■ What needs to be done ■
Can you set down, exactly as they appear below, the lines from the opening of the material through the one bearing "const yTicksB = [0,1,2,3,4,5,6,7];", minus the pictures?

========

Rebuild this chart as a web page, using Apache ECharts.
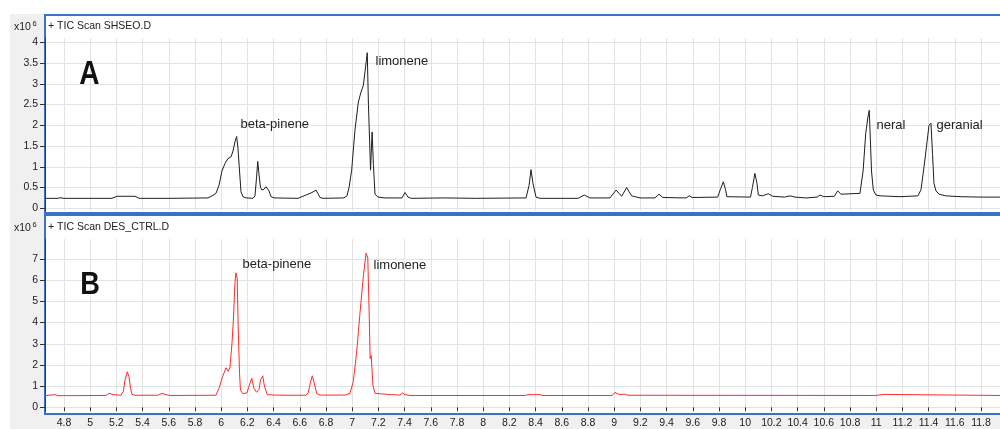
<!DOCTYPE html>
<html>
<head>
<meta charset="utf-8">
<script src="https://cdn.jsdelivr.net/npm/echarts@6/dist/echarts.min.js"></script>
<style>
html,body{margin:0;padding:0;background:#fff;}
#chart{width:1000px;height:429px;}
</style>
</head>
<body>
<div id="chart"></div>
<script>
// Retention time (min) tick labels
const xTicks = [4.8,5,5.2,5.4,5.6,5.8,6,6.2,6.4,6.6,6.8,7,7.2,7.4,7.6,7.8,8,8.2,8.4,8.6,8.8,9,9.2,9.4,9.6,9.8,10,10.2,10.4,10.6,10.8,11,11.2,11.4,11.6,11.8];
const yTicksA = [0,0.5,1,1.5,2,2.5,3,3.5,4];
const yTicksB = [0,1,2,3,4,5,6,7];

// Panel A: TIC Scan SHSEO.D  [time, intensity x10^6]
const ticA = [
 [4.655,0.24],[4.754,0.24],[4.77,0.255],[4.785,0.25],[4.8,0.24],[5.166,0.24],[5.205,0.29],[5.342,0.29],[5.373,0.24],
 [5.502,0.24],[5.51,0.26],[5.518,0.24],[5.586,0.24],[5.594,0.26],[5.602,0.24],[5.899,0.25],[5.93,0.3],[5.96,0.36],
 [5.983,0.55],[6.006,0.9],[6.029,1.08],[6.052,1.2],[6.075,1.24],[6.09,1.38],[6.105,1.6],[6.118,1.73],[6.128,1.45],
 [6.14,0.9],[6.151,0.4],[6.166,0.28],[6.19,0.25],[6.243,0.24],[6.258,0.3],[6.27,0.75],[6.279,1.13],[6.289,0.8],
 [6.3,0.5],[6.311,0.44],[6.327,0.46],[6.342,0.52],[6.355,0.54],[6.365,0.42],[6.38,0.28],[6.403,0.25],[6.586,0.24],
 [6.6,0.26],[6.647,0.32],[6.693,0.38],[6.724,0.44],[6.739,0.35],[6.754,0.26],[6.777,0.24],[6.937,0.25],[6.96,0.3],
 [6.976,0.5],[6.996,0.92],[7.021,1.88],[7.047,2.56],[7.067,2.8],[7.085,2.96],[7.098,3.3],[7.115,3.75],[7.124,2.5],
 [7.14,0.92],[7.152,1.84],[7.162,1.05],[7.174,0.34],[7.197,0.27],[7.25,0.25],[7.38,0.25],[7.403,0.38],[7.426,0.27],
 [7.45,0.24],[7.7,0.25],[7.95,0.24],[8.327,0.25],[8.35,0.55],[8.365,0.93],[8.38,0.6],[8.403,0.27],[8.434,0.24],
 [8.724,0.24],[8.772,0.32],[8.815,0.25],[8.968,0.25],[9.014,0.44],[9.057,0.29],[9.095,0.5],[9.133,0.3],[9.197,0.25],
 [9.311,0.25],[9.342,0.34],[9.372,0.26],[9.548,0.25],[9.573,0.3],[9.595,0.26],[9.79,0.27],[9.81,0.45],[9.833,0.64],
 [9.85,0.45],[9.86,0.28],[10.04,0.27],[10.055,0.5],[10.074,0.84],[10.09,0.6],[10.1,0.32],[10.13,0.3],[10.176,0.35],
 [10.21,0.29],[10.3,0.27],[10.342,0.3],[10.38,0.27],[10.464,0.25],[10.55,0.27],[10.571,0.32],[10.6,0.28],[10.68,0.29],
 [10.706,0.42],[10.73,0.34],[10.876,0.36],[10.9,0.9],[10.92,1.8],[10.937,2.2],[10.947,2.36],[10.956,1.6],[10.964,0.9],
 [10.978,0.44],[10.998,0.32],[11.03,0.3],[11.182,0.28],[11.319,0.3],[11.342,0.45],[11.365,1.0],[11.388,1.6],
 [11.403,2.0],[11.418,2.05],[11.43,1.3],[11.441,0.6],[11.456,0.42],[11.48,0.34],[11.53,0.3],[11.64,0.28],[11.8,0.27],[11.945,0.27]
];

// Panel B: TIC Scan DES_CTRL.D  [time, intensity x10^6]
const ticB = [
 [4.655,0.56],[4.7,0.58],[4.731,0.6],[4.755,0.55],[5.12,0.56],[5.144,0.66],[5.175,0.6],[5.235,0.57],[5.253,0.75],
 [5.266,1.3],[5.283,1.68],[5.296,1.45],[5.308,0.9],[5.319,0.62],[5.342,0.57],[5.518,0.57],[5.55,0.66],[5.578,0.6],
 [5.61,0.56],[5.96,0.57],[5.983,0.9],[6.011,1.45],[6.037,1.87],[6.054,1.7],[6.067,1.9],[6.082,3.0],[6.092,4.0],
 [6.105,5.88],[6.112,6.35],[6.122,6.1],[6.13,3.7],[6.14,1.6],[6.147,0.8],[6.166,0.65],[6.197,0.68],[6.21,0.95],
 [6.233,1.37],[6.25,0.9],[6.27,0.71],[6.289,0.85],[6.3,1.3],[6.317,1.49],[6.33,1.0],[6.352,0.6],[6.41,0.58],
 [6.525,0.57],[6.647,0.57],[6.665,0.7],[6.682,1.2],[6.695,1.49],[6.708,1.2],[6.729,0.65],[6.754,0.58],[6.945,0.58],
 [6.983,0.66],[7.008,1.21],[7.034,2.6],[7.06,4.48],[7.085,6.19],[7.106,7.28],[7.119,7.05],[7.13,4.32],[7.137,2.3],
 [7.145,2.45],[7.158,1.05],[7.174,0.66],[7.213,0.64],[7.29,0.6],[7.365,0.58],[7.385,0.68],[7.403,0.6],[7.44,0.56],
 [8.319,0.56],[8.342,0.6],[8.434,0.6],[8.45,0.56],[8.983,0.56],[9.006,0.7],[9.03,0.63],[9.052,0.6],[9.075,0.63],
 [9.105,0.57],[10.991,0.56],[11.006,0.61],[11.06,0.61],[11.075,0.56],[11.945,0.56]
];

// Peak annotations [label, time, intensity]
const labelsA = [['beta-pinene',6.143,2.03],['limonene',7.174,3.55],['neral',10.998,2.0],['geranial',11.456,2.0]];
const labelsB = [['beta-pinene',6.159,6.73],['limonene',7.159,6.69]];

const FONT = 'Liberation Sans, Arial, sans-serif';
const GRID_COLOR = '#e3e3e3';
const BLUE = '#3b72c8';

function xAxisCfg(gridIndex, showLabels){
  return {
    type:'value', gridIndex, min:4.655, max:11.945,
    axisLine:{show:false},
    axisTick:{show:showLabels, customValues:xTicks, length:4, lineStyle:{color:'#333'}},
    axisLabel:{show:showLabels, customValues:xTicks, formatter:v=>String(v), fontFamily:FONT, fontSize:10.5, color:'#222', margin:7},
    splitLine:{show:true, lineStyle:{color:GRID_COLOR, width:1}}
  };
}
function yAxisCfg(gridIndex, min, max, ticks){
  return {
    type:'value', gridIndex, min, max,
    axisLine:{show:true, lineStyle:{color:'#2b3f66', width:1}},
    axisTick:{show:true, customValues:ticks, length:5, lineStyle:{color:'#333'}},
    axisLabel:{customValues:ticks, formatter:v=>String(v), fontFamily:FONT, fontSize:10.5, color:'#222', margin:7},
    splitLine:{show:true, lineStyle:{color:GRID_COLOR, width:1}}
  };
}
function markLabels(list){
  return {
    symbol:'circle', symbolSize:1, itemStyle:{color:'rgba(0,0,0,0)'}, animation:false, silent:true,
    label:{show:true, position:'right', distance:0, formatter:p=>p.name, fontFamily:FONT, fontSize:13, color:'#222'},
    data:list.map(l=>({name:l[0], coord:[l[1],l[2]]}))
  };
}

const chart = echarts.init(document.getElementById('chart'), null, {renderer:'canvas'});
chart.setOption({
  animation:false,
  backgroundColor:'#fff',
  grid:[
    {left:45, right:0, top:38, height:173},
    {left:45, right:0, top:239, height:174}
  ],
  xAxis:[xAxisCfg(0,false), xAxisCfg(1,true)],
  yAxis:[yAxisCfg(0,-0.065,4.104,yTicksA), yAxisCfg(1,-0.173,7.947,yTicksB)],
  series:[
    {type:'line', xAxisIndex:0, yAxisIndex:0, data:ticA, showSymbol:false, symbol:'none',
     lineStyle:{color:'#1e1e1e', width:1}, markPoint:markLabels(labelsA), z:5},
    {type:'line', xAxisIndex:1, yAxisIndex:1, data:ticB, showSymbol:false, symbol:'none',
     lineStyle:{color:'#ff2b2b', width:1}, markPoint:markLabels(labelsB), z:5}
  ],
  graphic:[
    {type:'rect', silent:true, z:-30, shape:{x:10,y:14,width:990,height:415}, style:{fill:'#f0f0f0'}},
    {type:'rect', silent:true, z:-20, shape:{x:45,y:15,width:960,height:198}, style:{fill:'#fff', stroke:BLUE, lineWidth:2}},
    {type:'rect', silent:true, z:-20, shape:{x:45,y:215,width:960,height:199}, style:{fill:'#fff', stroke:BLUE, lineWidth:2}},
    {type:'rect', silent:true, z:10, shape:{x:45,y:413,width:960,height:2}, style:{fill:BLUE}},
    {type:'text', silent:true, z:10, x:48, y:26.5, style:{text:'+ TIC Scan SHSEO.D', font:'10.5px '+FONT, fill:'#222', verticalAlign:'middle'}},
    {type:'text', silent:true, z:10, x:48, y:227.5, style:{text:'+ TIC Scan DES_CTRL.D', font:'10.5px '+FONT, fill:'#222', verticalAlign:'middle'}},
    {type:'text', silent:true, z:10, x:14, y:27, style:{text:'x10', font:'10.5px '+FONT, fill:'#222', verticalAlign:'middle'}},
    {type:'text', silent:true, z:10, x:32.5, y:24, style:{text:'6', font:'7.5px '+FONT, fill:'#222', verticalAlign:'middle'}},
    {type:'text', silent:true, z:10, x:14, y:228, style:{text:'x10', font:'10.5px '+FONT, fill:'#222', verticalAlign:'middle'}},
    {type:'text', silent:true, z:10, x:32.5, y:225, style:{text:'6', font:'7.5px '+FONT, fill:'#222', verticalAlign:'middle'}},
    {type:'text', silent:true, z:10, x:89.5, y:75, scaleX:0.85, style:{text:'A', font:'bold 33px '+FONT, fill:'#111', align:'center', verticalAlign:'middle'}},
    {type:'text', silent:true, z:10, x:90, y:285, scaleX:0.85, style:{text:'B', font:'bold 32px '+FONT, fill:'#111', align:'center', verticalAlign:'middle'}}
  ]
});
</script>
</body>
</html>
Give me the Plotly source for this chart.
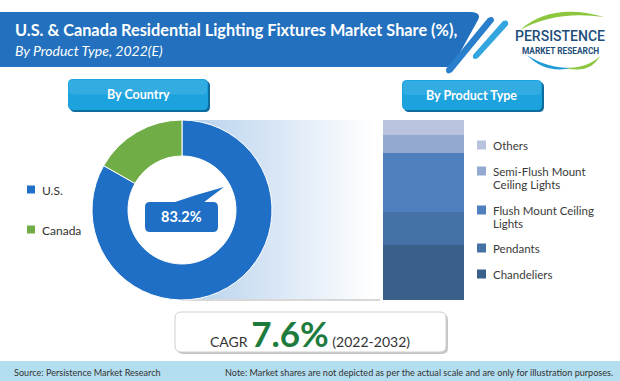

========

■ Reply ■
Rebuild this chart as a web page, using Apache ECharts.
<!DOCTYPE html>
<html>
<head>
<meta charset="utf-8">
<script src="https://cdn.jsdelivr.net/npm/echarts@6/dist/echarts.min.js"></script>
<style>
html,body{margin:0;padding:0;background:#fff;}
#chart{width:1000px;height:429px;}
</style>
</head>
<body>
<div id="chart"></div>
<script>
// Retention time (min) tick labels
const xTicks = [4.8,5,5.2,5.4,5.6,5.8,6,6.2,6.4,6.6,6.8,7,7.2,7.4,7.6,7.8,8,8.2,8.4,8.6,8.8,9,9.2,9.4,9.6,9.8,10,10.2,10.4,10.6,10.8,11,11.2,11.4,11.6,11.8];
const yTicksA = [0,0.5,1,1.5,2,2.5,3,3.5,4];
const yTicksB = [0,1,2,3,4,5,6,7];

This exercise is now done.